Surface level, I try to perpetuate the image of confidence, the image of self love. I cover my disparaging view of myself with a bold smile, but the feeling of contempt is ever present. I’m a slave to my own self worth, and deep down, I truly don’t believe that I’ll ever escape. However, there lies somewhat of an irony in my thought processes: my unconditional love for others’ bodies.
It may seem somewhat ridiculous, but I love celebrating other peoples’ bodies. I dwell within stories of self celebration while simultaneously loathing my own. I love giving compliments, and encouraging self love, and rejoicing in the name of “love your body!” The feeling of exploring another person’s journey to find peace with their body in our ‘size six need not apply’ world is almost irreconcilable given my own self worth.
And maybe it’s just that: maybe I use the joy of seeing others love their bodies as a means to cope with my own self hatred – a sort of penance. Perhaps it’s the feeling of hope. If they can, then anyone can, including me. But I’m also quite convinced that there is not one human on this earth with access to sight and at least some exposure to pop culture that does not obsess over their body. How can one human get a glimpse of the bizarre and scrutinizing world we inhabit and not scrutinize their own self? One would have to be completely oblivious.
Unfortunately, there stands the very real chance that the intense perusal of bodies is irrevocable. My constant obsessing over my own body is quite possibly the product of the overall obsession with bodies. There is no escaping the chaotic madness of discussing bodies! Even the campaigns for self love are provoking intense self scrutiny. Take for example all of attempts to photograph or videotape women of all different sizes next to each other – no doubt we all still want to be the thinnest one there.
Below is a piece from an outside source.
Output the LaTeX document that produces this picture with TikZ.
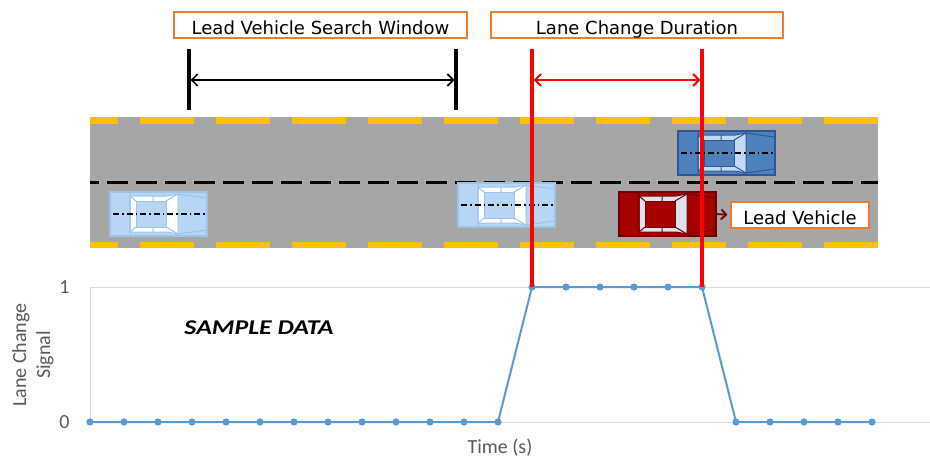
\documentclass[tikz,border=0pt]{standalone}
\usepackage{fontspec}
\setmainfont{DejaVu Sans}
\newfontfamily\chartfont{Carlito}
\newfontfamily\notefont[FakeStretch=1.23]{Carlito}
\usetikzlibrary{arrows.meta,positioning}
\definecolor{roadgray}{RGB}{166,166,166}
\definecolor{laneyellow}{RGB}{255,192,0}
\definecolor{boxorange}{RGB}{237,125,49}
\definecolor{sigblue}{RGB}{91,155,213}
\definecolor{gridgray}{RGB}{217,217,217}
\definecolor{ticktext}{RGB}{89,89,89}
\definecolor{pale}{RGB}{183,214,245}
\definecolor{paleedge}{RGB}{157,195,230}
\definecolor{midblue}{RGB}{79,129,189}
\definecolor{midedge}{RGB}{47,85,151}
\definecolor{midglass}{RGB}{197,217,241}
\definecolor{leadred}{RGB}{166,0,0}
\definecolor{leadedge}{RGB}{112,0,0}
\definecolor{leadglass}{RGB}{222,226,236}
\tikzset{
  pics/car/.style n args={4}{code={
    \draw[fill=#1,draw=#2,line width=1.5] (0,0) rectangle (97,44);
    \draw[fill=#3,draw=#2,line width=1] (20,4) -- (57,4) -- (68,2) -- (68,42) -- (57,40) -- (20,40) -- cycle;
    \draw[fill=#1,draw=#2,line width=1] (26,9) rectangle (56,35);
    \draw[#2,line width=1] (20,4) -- (26,9) (20,40) -- (26,35) (56,9) -- (68,2) (56,35) -- (68,42)
      (43,4) -- (43,9) (43,35) -- (43,40) (68,2) -- (96,6) (68,42) -- (96,38) (20,1) -- (20,43);
    \draw[#4] (3,22) -- (97,22);
  }},
  centerline/.style={black,line width=1.2,dash pattern=on 6pt off 3pt on 1.5pt off 3pt},
  labelbox/.style={draw=boxorange,fill=white,line width=1.2,minimum height=26,inner sep=0,
    text height=18.6,text depth=0,font=\fontsize{18}{20}\selectfont},
  window/.style={line width=3.5},
  duration/.style={red,line width=3.5},
  span/.style={{Straight Barb[length=6,width=12]}-{Straight Barb[length=6,width=12]},line width=1.6},
  grid/.style={gridgray,line width=1},
  signal/.style={sigblue,line width=2},
  tick/.style={ticktext,font=\chartfont\fontsize{20}{24}\selectfont},
}
\begin{document}
\begin{tikzpicture}[x=1pt,y=-1pt]
\useasboundingbox (0,0) rectangle (930,460);
% road
\fill[roadgray] (90,117) rectangle (878,248);
\begin{scope}
  \clip (90,117) rectangle (878,248);
  \foreach \k in {-1,...,9} {
    \fill[laneyellow] (140+76*\k,117) rectangle ++(54,7);
    \fill[laneyellow] (140+76*\k,242) rectangle ++(54,6);
  }
\end{scope}
\draw[line width=3,dash pattern=on 21pt off 8pt,dash phase=12pt] (90,182) -- (878,182);
% vehicles
\pic at (110,192) {car={pale}{paleedge}{white}{centerline}};
\pic at (458,183) {car={pale}{paleedge}{white}{centerline}};
\pic at (678,131) {car={midblue}{midedge}{midglass}{centerline}};
\pic at (619,192) {car={leadred}{leadedge}{leadglass}{draw=none}};
\coordinate (nose) at (716,214);
\node[labelbox,minimum width=138] (leadlbl) at (800,215) {Lead Vehicle};
\draw[leadedge,line width=1.8,-{Straight Barb[length=5,width=10]},shorten >=3] (nose) -- (leadlbl.west);
% search window
\node[labelbox,minimum width=293] (searchlbl) at (320.5,25) {Lead Vehicle Search Window};
\coordinate (swtop) at (189,49);
\coordinate (swbot) at (189,110);
\coordinate (setop) at (456,49);
\coordinate (sebot) at (456,110);
\coordinate (swmid) at (189,80);
\coordinate (semid) at (456,80);
\draw[window] (swtop) -- (swbot);
\draw[window] (setop) -- (sebot);
\draw[span,shorten <=1.5,shorten >=1.5] (swmid) -- (semid);
% signal chart
\coordinate (axtop) at (90,287);
\coordinate (axbot) at (90,422);
\coordinate (gridone) at (930,287);
\coordinate (gridzero) at (930,422);
\draw[grid] (axtop) -- (gridone);
\draw[grid] (axbot) -- (gridzero);
\draw[grid] (axtop) -- (axbot);
\foreach \v [count=\i from 0] in {0,0,0,0,0,0,0,0,0,0,0,0,0,1,1,1,1,1,1,0,0,0,0,0}
  \coordinate (p\i) at (90+34*\i,422-135*\v);
\draw[signal] (p0) \foreach \i in {1,...,23} { -- (p\i) };
\foreach \i in {0,...,23}
  \fill[sigblue] (p\i) circle (3.6);
\node[tick,anchor=east] (one) at (73,287) {1};
\node[tick,anchor=east] (zero) at (73,422) {0};
\node[tick,rotate=90,align=center] (ytitle) at (33,355) {Lane Change\\Signal};
\node[tick] (xtitle) at (500,448) {Time (s)};
\node[font=\notefont\bfseries\itshape\fontsize{21}{24}\selectfont] (sample) at (259,328) {SAMPLE DATA};
% lane change duration
\node[labelbox,minimum width=292] (durlbl) at (637,25) {Lane Change Duration};
\coordinate (lctop) at (532,49);
\coordinate (rctop) at (702,49);
\coordinate (lcmid) at (532,80);
\coordinate (rcmid) at (702,80);
\draw[duration] (lctop) -- (p13);
\draw[duration] (rctop) -- (p18);
\draw[span,red,line width=2,shorten <=1.5,shorten >=1.5] (lcmid) -- (rcmid);
\end{tikzpicture}
\end{document}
The hole keeps getting deeper and deeper and without severe reconstruction, we may never be able to rise out. I, for one, have accepted the sentence that I’ll never truly love my body, but I’d like to provide an easier world for my future children.
The question of “is there even a solution?” still exists. Let’s start with cutting out talking about our bodies altogether. No more mentioning sizes, dishing out compliments/insults, celebrating different bodies for image alone. The possibility of this tactic’s effectiveness is severely overshadowed by its complete impracticality. Plus, this would have to be grandfathered in and start with ages three and younger – because we can’t just all of a sudden stop complimenting people. The world would simply implode.
Maybe a better solution would be to cut out body descriptive words altogether. Fat would only refer to the macromolecule, curvy is for a dangerous road you might want to buckle up for, and thin is the second word in the name of a certain brand of cracker. Yet this too wouldn’t work because these words could easily be replaced. Civilization thrives on categorization.
And my third solution relies on restructuring the way we even view our bodies. Let’s do an exercise: describe your body.
Okay. For those who described your body’s physical appearance, raise your hand. For those who described your body for what it’s able to do, raise your hand. I’m assuming many people would think to do the first option naturally, because we’re conditioned to view our bodies as objects and not as vessels to live. Just think about all of the amazing things that your body has done for you and can do for you. When you take a step back and view yourself through this lens, you might feel like a complete jerk for putting so much pressure on your appearance. However, our attention spans aren’t always the best, and considering most of us have grown up viewing our bodies as objects, we’re going to revert back to our normal ways.
So to this I say: I’m sorry to everyone who hates and or is obsessed with their body, but remember this: you’re very clearly not alone. The best you can do is maybe try to distract yourself, because it will never get any better.